Tuesday’s introduction of the iPad Mini is being met with no small amount of enthusiasm from those in and around the mobile ad space.
Glenn Kiladis, vice president and general manager, FreeMyApps, Fiksu:
“Apple’s iPad Mini will certainly provide an array of tablet marketing opportunities. The smaller form factor and lighter weight increase the likelihood that this tablet will be taken off the couch and into the world, so while tablet favorites such as games, entertainment, and shopping are likely to be popular, some of the focus will shift to those apps designed for ‘snacking’ or on-the-go usage. We also think it’s likely that as Apple ships millions of these devices and app developers spend on consumer acquisition to get in front of those users, overall competitiveness in the iPad section of the App Store will increase.”
Ravi Kamran, CEO of Trademob, an app marketing platform:
“Compared to the smartphone app market, the tablet market is an open playing field for app marketers and developers. There are only about 275,000 apps specifically optimized for the iPad, as compared to 700,000 iPhone apps. With an influx of new users and a relative lack of competition amongst apps optimized for the new iPad resolution, the iPad Mini presents an excellent marketing opportunity for app developers. Seeing that bigger screens encourage more high-priced purchases and that the iPad is mostly used at home, as just confirmed by a recent study by Google, the smaller screen of the new iPad mini might open up new business opportunities, encouraging more higher-priced purchases on-the-go.”
John SanGiovanni, Co-Founder and VP of Product Design at Zumobi, a mobile media company:
“A high-volume smaller (7/8 inch) tablet would be an awesome format for brand advertisers! In my 13 years in working in the mobile space and six years designing mobile UI at Zumobi, I have learned that this category is all about lean consumption of media and content, so brand experiences need to be engaging and long form. However, campaign-specific branded apps will likely be less appropriate for this format than they might be on phones. For small tablets rich media campaigns and integrated brand experiences will be the way to go.
“What I foresee really working at this size is video and long-form content with news and gaming apps at the forefront of consumption. On the flip side, snackable apps and bite-sized content will not work for the iPad mini. For advertisers, mobile banners will be the death of digital advertising at this size.
“Not coincidently a smaller (7/8 inch) tablet size fits nicely in a hand/shoulder bag, whereas the additional heft of the current tablets means it sometimes get left at home.
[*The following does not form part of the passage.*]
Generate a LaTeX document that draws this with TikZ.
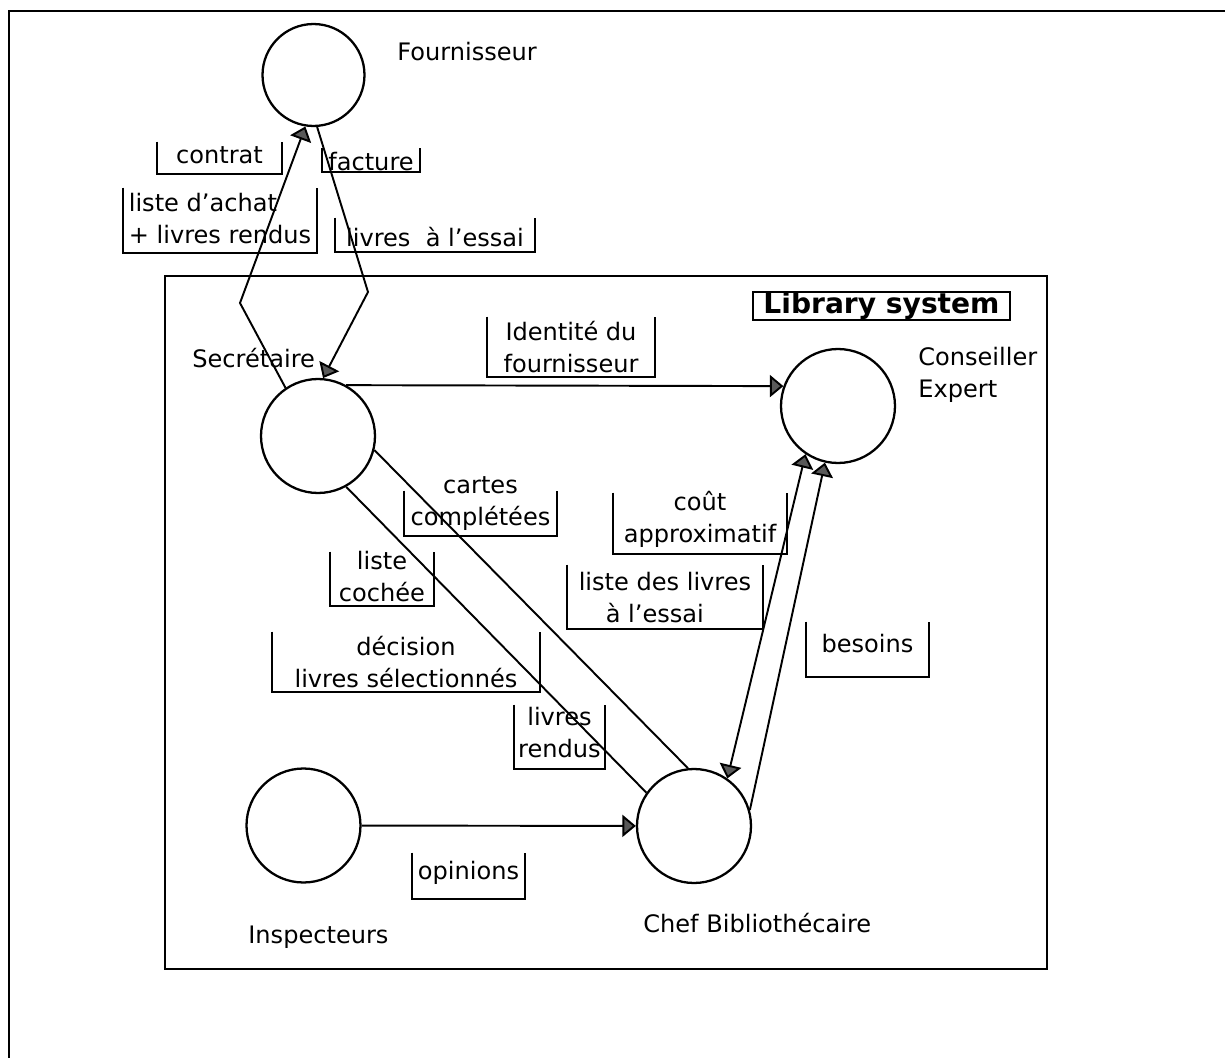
\documentclass[tikz,border=0pt]{standalone}
\usepackage{fontspec}
\setmainfont{DejaVu Sans}
\usetikzlibrary{arrows.meta}

\begin{document}
\begin{tikzpicture}[x=0.02cm, y=-0.02cm,
    font=\fontsize{13.7}{18}\selectfont,
    >={Triangle[length=0.27cm, width=0.44cm, fill=black!65]},
    proc/.style={draw, circle, line width=1.3pt, inner sep=0pt, minimum size=2.28cm},
    who/.style={inner sep=0pt, anchor=base west},
    flow/.style={inner sep=0pt, anchor=base},
    conn/.style={line width=1.1pt}]
    \useasboundingbox (0,0) rectangle (1225,1058);

    % Frames
    \draw[line width=1.2pt] (9,11) rectangle (1240,1075);
    \draw[line width=1.1pt] (165,276) rectangle (1047,969);
    \node[draw, line width=1.1pt, inner sep=0pt, minimum width=5.14cm, minimum height=0.56cm,
          font=\fontsize{16}{18}\selectfont\bfseries] (title) at (881.5,306) {Library system};

    % Processes
    \node[proc, minimum size=2.04cm] (four) at (313.5,75) {};
    \node[proc] (sec) at (318,436) {};
    \node[proc] (cons) at (838,406) {};
    \node[proc] (insp) at (303.5,825.5) {};
    \node[proc] (chef) at (694,826) {};

    % Names
    \node[who] (fourname) at (397,60) {Fournisseur};
    \node[who] (secname) at (192,367) {Secrétaire};
    \node[who, align=left] (consname) at (918,397) {Conseiller\\Expert};
    \node[who] (inspname) at (248,943) {Inspecteurs};
    \node[who] (chefname) at (643,932) {Chef Bibliothécaire};

    % Flow labels (base = last line)
    \node[flow, minimum width=2.5cm, text height=0.42cm, text depth=0.22cm] (contrat) at (219.5,163) {contrat};
    \node[flow, minimum width=1.96cm, text height=0.44cm, text depth=0.04cm] (facture) at (371,170) {facture};
    \node[flow, align=left, minimum width=3.88cm, text height=1.1cm, text depth=0.2cm] (achat) at (220,243) {liste d'achat\\+ livres rendus};
    \node[flow, minimum width=4cm, text height=0.56cm, text depth=0.12cm] (essai) at (435,246) {livres\ \ à l'essai};
    \node[flow, align=center, minimum width=3.36cm, text height=1.1cm, text depth=0.1cm] (identite) at (571,372) {Identité du\\fournisseur};
    \node[flow, align=center, minimum width=3.06cm, text height=0.68cm, text depth=0.22cm] (cartes) at (480.5,525) {cartes\\complétées};
    \node[flow, align=center, minimum width=2.08cm, text height=0.98cm, text depth=0.1cm] (cochee) at (382,601) {liste\\cochée};
    \node[flow, align=center, minimum width=5.36cm, text height=1.1cm, text depth=0.1cm] (decision) at (406,687) {décision\\livres sélectionnés};
    \node[flow, align=center, minimum width=1.82cm, text height=1.04cm, text depth=0.24cm] (rendus) at (559.5,757) {livres\\rendus};
    \node[flow, align=center, minimum width=3.48cm, text height=0.98cm, text depth=0.24cm] (cout) at (700,542) {coût\\approximatif};
    \node[flow, align=left, minimum width=3.92cm, text height=1.14cm, text depth=0.14cm] (liste) at (665,622) {liste des livres\\\hspace*{0.54cm}à l'essai};
    \node[flow, minimum width=2.46cm, text height=0.6cm, text depth=0.5cm] (besoins) at (867.5,652) {besoins};
    \node[flow, minimum width=2.26cm, text height=0.52cm, text depth=0.4cm] (opinions) at (468.5,879) {opinions};
    \foreach \n in {contrat,facture,achat,essai,identite,cartes,cochee,decision,rendus,cout,liste,besoins,opinions}
      \draw[conn] (\n.north west) |- (\n.south east) -- (\n.north east);

    % Flows
    \coordinate (bendL) at (240,303);
    \coordinate (bendR) at (368,292);
    \draw[conn, ->] (sec.124) -- (bendL) -- (four.-99);
    \draw[conn, ->] (four.-86) -- (bendR) -- (sec.85);
    \draw[conn, ->] (sec.61) -- (cons.160);
    \draw[conn] (sec.-14) -- (chef.96);
    \draw[conn] (sec.-61) -- (chef.145);
    \draw[conn, <->] (chef.55) -- (cons.-124);
    \draw[conn, ->] (chef.16) -- (cons.-103);
    \draw[conn, ->] (insp) -- (chef);
\end{tikzpicture}
\end{document}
As Apple and others explore new sizes and form factors of computing devices users will find entirely new ways to consume the content they love. Brand advertisers will have to be savvier than ever to reach consumers wherever they are to truly engage and connect with them on this new mobile platform.”
Kurt Hawks, general manager, Greystripe, a mobile ad network reaching 40M users (customers include Burger King and Buick):
“What’s important to marketers about the iPad mini is this: there is going to be an increase in high-quality mobile users as a result of the iPad mini’s debut. We know from industry studies that 56% of tablet owners make over $75K, and 46% have made a purchase after interacting with a tablet ad, so this creates a new, potentially very lucrative frontier for digital marketers.
“One of the biggest benefits of the iPad mini for marketers has been the ability to provide rich, full-screen interactive experiences on a large screen. We’ve seen outstanding results on iPad, with a recent breakfast bar campaign yielding a 19% interaction rate and an average of 31 seconds spent with the ad. We expect these results will be repeated with the iPad mini.”
Greg McAllister, co-founder and CEO, PushPoint Mobile, a mobile commerce solutions provider:
“The iPad mini is the ‘Goldilocks’ device for mobile marketing because it’s just right – not as small as a smartphone with the limitations a smaller screen creates, but not as large as current tablets, whose size makes them less portable.
“What excites me about the iPad mini is that it should give marketers genuine mobile conversion. Right now, some studies show that up to 90% of mobile conversions come from tablets, but that’s not necessarily true. Those conversions could come from someone sitting on their couch (and in most cases, probably do), so labeling those transactions as ‘mobile’ is a misnomer. The iPad mini’s portability means that mobile tablet conversions will be, for the first time, truly mobile. This will open up an entirely new level of conversion analytics, and in turn, the potential for a much deeper understanding of the consumer.”